Когда я сказал, что Россия, измученная войной и революцией, не хочет опытов над живым своим телом, он пожал плечами и проговорил с усмешкой:
– Да, я тоже думаю, что коммунизм не доставляет этой стране большого удовольствия.
– Но если вы ошибаетесь? Если все, что вы делаете, утопия?
– Вот для этого-то мы и производим опыт.
Я бы спросил любого французского, английского или итальянского социалиста, с такою страстью требующего от своего правительства невмешательства в русские дела, что бы он сделал, если бы к его родной матери пришел господин в очках и, сообщив, что ему нужно открыть какую-то там связку или железу, стал резать живот у бедной женщины и копаться в нем во имя человечества? А вы бы, мой английский, французский, итальянский товарищ-социалист, смотрели бы на эту возню спокойно, во имя человечества? Нет, – я думаю, что вы бы побежали за полицейским при одном появлении господина в очках.
Я знаю, – потому что видел и пережил это, – что большевики, не задумавшись ни на секунду, согласились бы во имя какой-нибудь третьей или четвертой главы, или даже, на плохой конец, примечания, в будущем томе «Великой Истории Коммунистического Движения» уничтожить все население России. Такое происшествие было бы отмечено ими как печальный и в будущем маложелательный случай в общем ходе революции, на спасение и углубление которой они такими лисьими голосами призывают европейский пролетариат.

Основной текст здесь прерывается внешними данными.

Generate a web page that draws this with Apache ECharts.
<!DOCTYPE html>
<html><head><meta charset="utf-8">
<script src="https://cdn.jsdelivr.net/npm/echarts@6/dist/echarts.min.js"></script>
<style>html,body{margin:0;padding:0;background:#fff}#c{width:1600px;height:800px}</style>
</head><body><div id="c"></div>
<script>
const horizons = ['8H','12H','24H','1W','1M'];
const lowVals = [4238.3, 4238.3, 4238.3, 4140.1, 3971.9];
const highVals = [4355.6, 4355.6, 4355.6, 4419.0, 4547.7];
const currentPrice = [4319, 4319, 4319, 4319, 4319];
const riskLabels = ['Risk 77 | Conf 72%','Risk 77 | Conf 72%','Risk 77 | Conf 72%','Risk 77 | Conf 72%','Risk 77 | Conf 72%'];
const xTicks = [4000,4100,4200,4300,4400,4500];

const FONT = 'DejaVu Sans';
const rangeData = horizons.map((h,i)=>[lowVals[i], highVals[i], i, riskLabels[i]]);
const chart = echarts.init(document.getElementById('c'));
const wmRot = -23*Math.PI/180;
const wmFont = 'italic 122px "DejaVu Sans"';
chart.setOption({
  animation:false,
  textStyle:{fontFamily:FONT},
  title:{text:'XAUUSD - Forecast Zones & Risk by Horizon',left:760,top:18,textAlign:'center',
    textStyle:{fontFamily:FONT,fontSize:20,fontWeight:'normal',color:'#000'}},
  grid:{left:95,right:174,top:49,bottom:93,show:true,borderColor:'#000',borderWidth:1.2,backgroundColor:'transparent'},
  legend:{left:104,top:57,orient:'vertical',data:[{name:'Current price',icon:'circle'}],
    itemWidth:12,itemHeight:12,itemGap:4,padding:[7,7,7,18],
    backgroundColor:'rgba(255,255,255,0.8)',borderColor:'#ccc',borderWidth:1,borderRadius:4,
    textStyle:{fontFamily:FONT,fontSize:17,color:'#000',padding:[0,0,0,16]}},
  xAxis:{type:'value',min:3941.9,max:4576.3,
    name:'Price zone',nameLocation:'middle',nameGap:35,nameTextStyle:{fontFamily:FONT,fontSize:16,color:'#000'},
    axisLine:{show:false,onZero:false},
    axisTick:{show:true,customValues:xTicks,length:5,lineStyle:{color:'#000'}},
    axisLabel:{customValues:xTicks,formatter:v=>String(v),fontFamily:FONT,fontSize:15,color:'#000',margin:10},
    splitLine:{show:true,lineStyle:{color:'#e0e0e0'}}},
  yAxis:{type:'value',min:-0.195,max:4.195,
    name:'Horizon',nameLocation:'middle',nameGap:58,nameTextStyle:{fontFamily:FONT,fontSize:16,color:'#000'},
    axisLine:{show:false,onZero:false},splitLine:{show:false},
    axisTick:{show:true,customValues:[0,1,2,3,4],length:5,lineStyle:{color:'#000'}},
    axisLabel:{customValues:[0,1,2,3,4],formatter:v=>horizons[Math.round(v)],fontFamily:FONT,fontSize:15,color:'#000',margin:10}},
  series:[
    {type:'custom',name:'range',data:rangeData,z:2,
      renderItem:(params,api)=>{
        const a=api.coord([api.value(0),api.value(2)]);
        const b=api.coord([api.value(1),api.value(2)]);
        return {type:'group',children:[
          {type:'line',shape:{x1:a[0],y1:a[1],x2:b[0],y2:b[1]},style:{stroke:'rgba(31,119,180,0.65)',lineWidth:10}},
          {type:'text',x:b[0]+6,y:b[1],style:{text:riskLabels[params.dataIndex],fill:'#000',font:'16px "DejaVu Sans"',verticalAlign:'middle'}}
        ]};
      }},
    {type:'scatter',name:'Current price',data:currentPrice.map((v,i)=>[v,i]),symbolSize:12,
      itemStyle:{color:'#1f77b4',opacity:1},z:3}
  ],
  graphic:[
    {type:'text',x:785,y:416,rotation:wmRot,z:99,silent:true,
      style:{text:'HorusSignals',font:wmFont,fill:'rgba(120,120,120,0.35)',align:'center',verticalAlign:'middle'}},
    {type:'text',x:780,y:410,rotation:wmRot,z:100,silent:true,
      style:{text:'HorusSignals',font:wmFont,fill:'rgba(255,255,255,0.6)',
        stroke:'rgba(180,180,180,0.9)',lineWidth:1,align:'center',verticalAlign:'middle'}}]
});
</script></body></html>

Я вспоминаю одно место из Достоевского, в «Братьях Карамазовых», когда Иван Карамазов, сидя в трактире с братом своим Алешей, спрашивает его, – согласился ли бы он, Алеша, для счастья всего человечества, для будущего золотого века, – если бы это, скажем, нужно было, – замучить маленького ребеночка, всего только одного ребеночка замучить до смерти, и только? Согласился ли бы он для счастья всего человечества в жертву принести эти детские муки?
На это Алеша твердо, глядя брату в глаза, отвечает:
– Нет!
Большевики говорят:
– Да!
Но кто им дал это право? И почему мы должны преклонить голову перед этим правом? Даже если бы мы, скажем, были уверены, что они дадут счастье какому-нибудь десятому или пятнадцатому поколению, мы твердо должны сказать:
– Прочь окровавленные руки от матери моей!
ТОРЖЕСТВУЮЩЕЕ ИСКУССТВО [232]
Один из козырей, чем большевики щеголяют перед Европой, – это процветание искусства в советской России. Ныне искусство – достояние всего народа. Все произведения искусства принадлежат государству. На приобретение их и на создание музеев и летучих, для провинции, выставок правительство ассигновывает огромные суммы. Устройство республиканских праздников поручено коллегии художников. В школах проведена свобода преподавания и свобода обучения.
Путь восьмивекового рабства кончен. Искусство служило королям и меценатам, подделывалось под развращенный вкус дворянского сословия и окончательно попало в золотое рабство к сытой и тупой буржуазии. Искусство вырождалось, становилось забавой. Свобода была ему нужна как воздух.
И вот советское правительство объявляет, что искусство свободно, что за искусством оно признает все его могучее влияние на жизнь и культуру и уничтожает материальную зависимость между творцом и потребителем, но...
Вот тут-то, в сущности, и начинается большевизм... С этого «но»! В этих «но» весь их перец, все сверхчеловечество. Большевики не пытаются создавать новое, сотворить идею жизни. Они поступают проще (и их поклонникам это кажется откровением) – они берут готовую идею и прибавляют к ней свое «но». Получается грандиозно, оригинально и, главное, кроваво.
Да здравствует всеобщая справедливость! Но семьи тех, кто сражается против большевиков, – старики, жены, дети, должны быть казнены, а те, кто не желает работать с советским правительством, – уничтожены голодом.
Да здравствует самоопределение народов! Но донских казаков мы вырежем, малороссов, Литву, финнов, эстов, поляков, всю Сибирь, армян, грузин и пр. и пр. вырезать, потому что они самоопределяются, не признавая власти Советов.
Это «но» – роковое и необычайно характерное. Большевики не знают содержательного «да» или сокрушающего и в своем сокрушении творческого «нет» первой французской революции. У них – чисто иезуитское, инквизиторское уклонение – «но», сумасшедшая поправка. Словно – один глаз открыт, другой закрыт, смотришь на лицо – оно повертывается затылком, видишь – человеческая фигура, а на самом деле кровавый призрак, весь дрожащий от мерзости и вожделения.